▶ Data:

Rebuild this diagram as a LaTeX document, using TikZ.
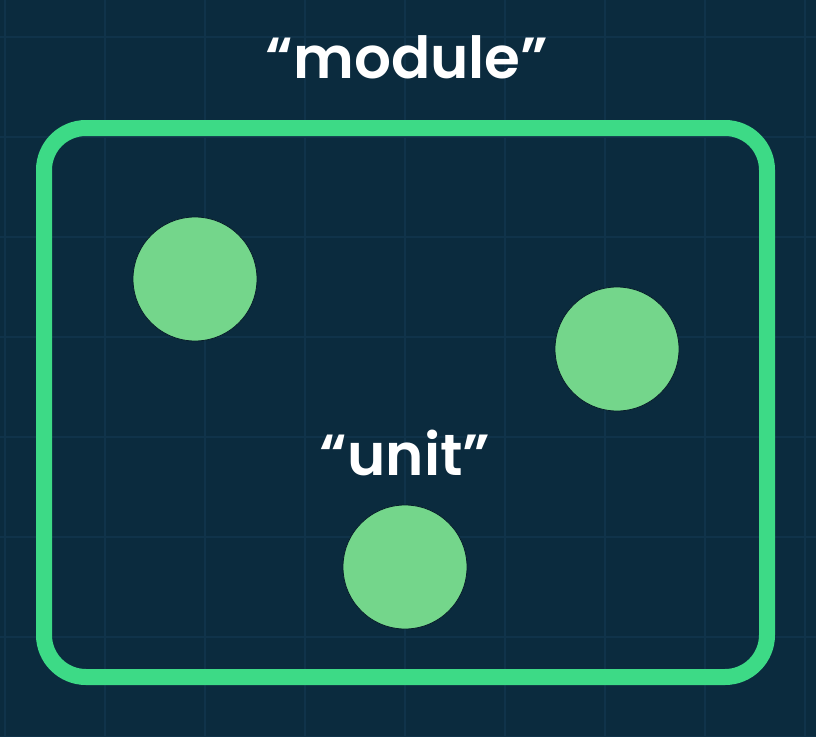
\documentclass[tikz,border=0pt]{standalone}
\usepackage{fontspec}
\setmainfont{Poppins}[UprightFont=* SemiBold]
\definecolor{navy}{HTML}{0B2B3E}
\definecolor{gridline}{HTML}{10334A}
\definecolor{frame}{HTML}{3DDA86}
\definecolor{dot}{HTML}{74D68B}
\tikzset{
  unit dot/.style={circle, fill=dot, draw=navy!70!black, line width=0.8pt, minimum size=124pt, inner sep=0pt},
  label text/.style={text=white, font=\fontsize{58}{62}\selectfont, anchor=base, inner sep=0pt}
}

\begin{document}
\begin{tikzpicture}[x=1pt, y=-1pt]
    \fill[navy] (0,0) rectangle (816,736);
    \useasboundingbox (0,0) rectangle (816,736);
    \foreach \gx in {5,105,...,805}
        \draw[gridline, line width=1.5pt] (\gx,0) -- (\gx,736);
    \foreach \gy in {37,137,...,737}
        \draw[gridline, line width=1.5pt] (0,\gy) -- (816,\gy);
    \draw[frame, line width=16pt, rounded corners=42pt] (44,128) rectangle (767,677);
    \node[label text] (module) at (407,78) {“module”};
    \node[label text] (unit) at (405,475) {“unit”};
    \node[unit dot] (dotA) at (195,279) {};
    \node[unit dot] (dotB) at (617,349) {};
    \node[unit dot] (dotC) at (405,567) {};
\end{tikzpicture}
\end{document}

▶ Given request: Every line should be retyped exactly, with the pictures omitted.

▶ Result of the task:
Rebuild this diagram as a LaTeX document, using TikZ.
\documentclass[tikz,border=0pt]{standalone}
\usepackage{fontspec}
\setmainfont{Poppins}[UprightFont=* SemiBold]
\definecolor{navy}{HTML}{0B2B3E}
\definecolor{gridline}{HTML}{10334A}
\definecolor{frame}{HTML}{3DDA86}
\definecolor{dot}{HTML}{74D68B}
\tikzset{
  unit dot/.style={circle, fill=dot, draw=navy!70!black, line width=0.8pt, minimum size=124pt, inner sep=0pt},
  label text/.style={text=white, font=\fontsize{58}{62}\selectfont, anchor=base, inner sep=0pt}
}

\begin{document}
\begin{tikzpicture}[x=1pt, y=-1pt]
    \fill[navy] (0,0) rectangle (816,736);
    \useasboundingbox (0,0) rectangle (816,736);
    \foreach \gx in {5,105,...,805}
        \draw[gridline, line width=1.5pt] (\gx,0) -- (\gx,736);
    \foreach \gy in {37,137,...,737}
        \draw[gridline, line width=1.5pt] (0,\gy) -- (816,\gy);
    \draw[frame, line width=16pt, rounded corners=42pt] (44,128) rectangle (767,677);
    \node[label text] (module) at (407,78) {“module”};
    \node[label text] (unit) at (405,475) {“unit”};
    \node[unit dot] (dotA) at (195,279) {};
    \node[unit dot] (dotB) at (617,349) {};
    \node[unit dot] (dotC) at (405,567) {};
\end{tikzpicture}
\end{document}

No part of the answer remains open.